On behalf of its U.S. member ports, the American Association of Port Authorities (AAPA) today praised the U.S. Environmental Protection Agency's joint proposal with Canada to the International Maritime Organization (IMO) to designate specific coastal water areas as an Emission Control Area, or ECA. Such action would reduce the allowable emission of nitrogen oxides (NOx), sulfur oxides (SOx), and particulate matter (PM) from ocean-going ships, most of which are registered outside of the U.S.
U.S. ports have encouraged an ECA designation for all three pollutants (SOx, NOx and PM) under the international MARPOL Annex VI treaty. "Considering that emissions from ocean-going ships are significant contributors to our national mobile-source emission inventory, it's imperative that, going forward, tighter emission controls be put in place," said Kurt Nagle, AAPA's president and CEO.

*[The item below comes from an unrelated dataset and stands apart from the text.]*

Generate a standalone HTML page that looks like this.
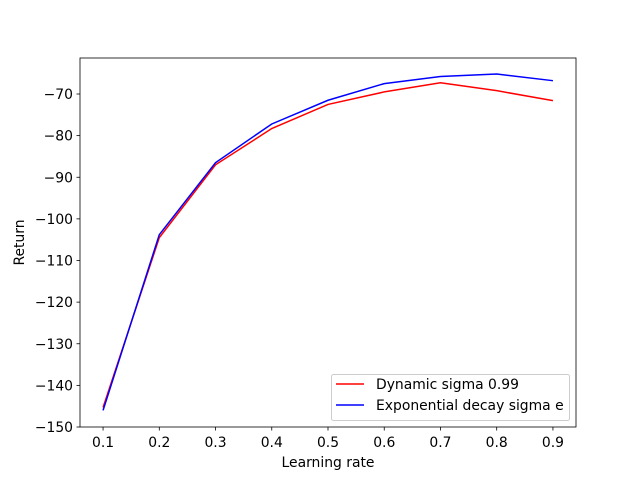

"Seaports, which support millions of jobs, deliver significant economic prosperity and serve as coastal environment stewards, are investing millions of dollars annually to significantly reduce the environmental impact on their surrounding communities and natural resources," he added.
The proposed area of the ECA includes waters adjacent to the Pacific coast, the Atlantic/Gulf coast and the eight mainHawaiian Islands. The proposed ECA would extend 200 nautical miles from the coastal baseline, except that it would not extend into marine areas subject to the sovereignty, sovereign rights, or jurisdiction of any state other than the United States or Canada.